'''
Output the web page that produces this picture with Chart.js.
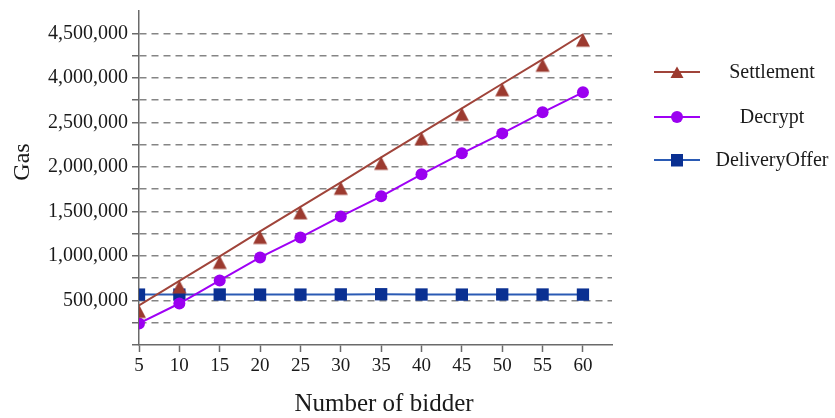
'''
'''
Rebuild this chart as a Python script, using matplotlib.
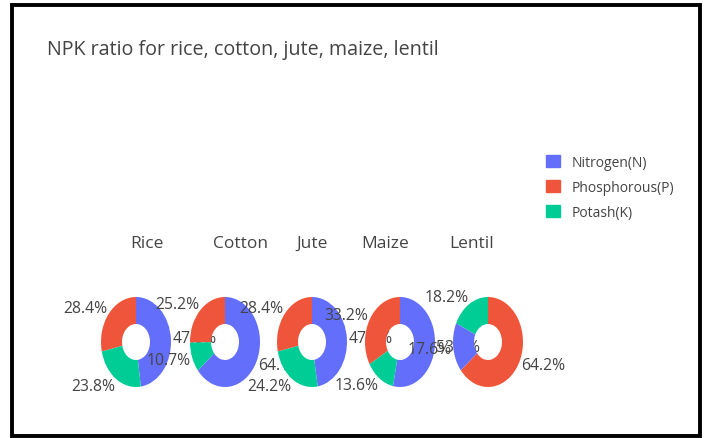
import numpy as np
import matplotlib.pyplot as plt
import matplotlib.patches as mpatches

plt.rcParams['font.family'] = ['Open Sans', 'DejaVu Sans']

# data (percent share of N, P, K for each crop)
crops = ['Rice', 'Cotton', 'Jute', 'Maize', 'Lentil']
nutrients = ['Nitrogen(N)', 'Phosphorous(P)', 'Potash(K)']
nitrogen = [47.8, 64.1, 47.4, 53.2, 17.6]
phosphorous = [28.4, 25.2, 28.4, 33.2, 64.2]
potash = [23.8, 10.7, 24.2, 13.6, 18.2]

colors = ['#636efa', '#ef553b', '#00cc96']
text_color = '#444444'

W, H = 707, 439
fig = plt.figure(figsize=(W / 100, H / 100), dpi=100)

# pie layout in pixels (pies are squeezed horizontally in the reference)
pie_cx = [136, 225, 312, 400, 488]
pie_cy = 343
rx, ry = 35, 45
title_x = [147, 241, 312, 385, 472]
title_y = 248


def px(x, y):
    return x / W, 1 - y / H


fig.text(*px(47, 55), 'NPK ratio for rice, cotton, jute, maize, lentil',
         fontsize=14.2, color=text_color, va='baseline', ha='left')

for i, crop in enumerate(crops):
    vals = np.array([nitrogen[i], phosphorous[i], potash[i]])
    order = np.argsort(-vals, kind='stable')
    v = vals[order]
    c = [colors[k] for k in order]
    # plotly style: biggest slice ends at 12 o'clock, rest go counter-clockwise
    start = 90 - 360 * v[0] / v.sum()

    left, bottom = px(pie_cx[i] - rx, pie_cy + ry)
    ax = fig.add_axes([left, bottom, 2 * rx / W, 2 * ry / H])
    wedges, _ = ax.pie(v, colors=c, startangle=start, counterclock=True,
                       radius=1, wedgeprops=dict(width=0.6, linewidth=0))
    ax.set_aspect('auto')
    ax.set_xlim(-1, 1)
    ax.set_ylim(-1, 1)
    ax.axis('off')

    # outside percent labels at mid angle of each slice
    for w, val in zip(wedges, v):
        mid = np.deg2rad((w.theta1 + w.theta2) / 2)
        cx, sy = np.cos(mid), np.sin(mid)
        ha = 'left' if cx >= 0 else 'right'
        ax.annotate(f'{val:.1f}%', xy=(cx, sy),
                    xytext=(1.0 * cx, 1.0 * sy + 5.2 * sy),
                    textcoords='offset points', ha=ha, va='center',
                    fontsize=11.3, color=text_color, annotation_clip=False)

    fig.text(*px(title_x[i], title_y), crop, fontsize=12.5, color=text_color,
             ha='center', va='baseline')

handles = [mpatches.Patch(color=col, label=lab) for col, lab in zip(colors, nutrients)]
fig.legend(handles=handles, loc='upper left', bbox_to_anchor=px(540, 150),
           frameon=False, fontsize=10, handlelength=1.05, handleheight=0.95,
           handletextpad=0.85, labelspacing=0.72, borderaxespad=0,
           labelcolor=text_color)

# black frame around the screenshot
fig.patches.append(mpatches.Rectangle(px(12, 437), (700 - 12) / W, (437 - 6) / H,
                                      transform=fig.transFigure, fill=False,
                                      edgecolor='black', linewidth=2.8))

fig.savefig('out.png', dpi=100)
'''
Keep to the lines above from the line with "Rebuild this chart" to the line with "potash = [23.8, 10.7, 24.2, 13.6, 18.2]", and set down exactly those, inclusive, with nothing else and every picture left out.

Rebuild this chart as a Python script, using matplotlib.
import numpy as np
import matplotlib.pyplot as plt
import matplotlib.patches as mpatches

plt.rcParams['font.family'] = ['Open Sans', 'DejaVu Sans']

# data (percent share of N, P, K for each crop)
crops = ['Rice', 'Cotton', 'Jute', 'Maize', 'Lentil']
nutrients = ['Nitrogen(N)', 'Phosphorous(P)', 'Potash(K)']
nitrogen = [47.8, 64.1, 47.4, 53.2, 17.6]
phosphorous = [28.4, 25.2, 28.4, 33.2, 64.2]
potash = [23.8, 10.7, 24.2, 13.6, 18.2]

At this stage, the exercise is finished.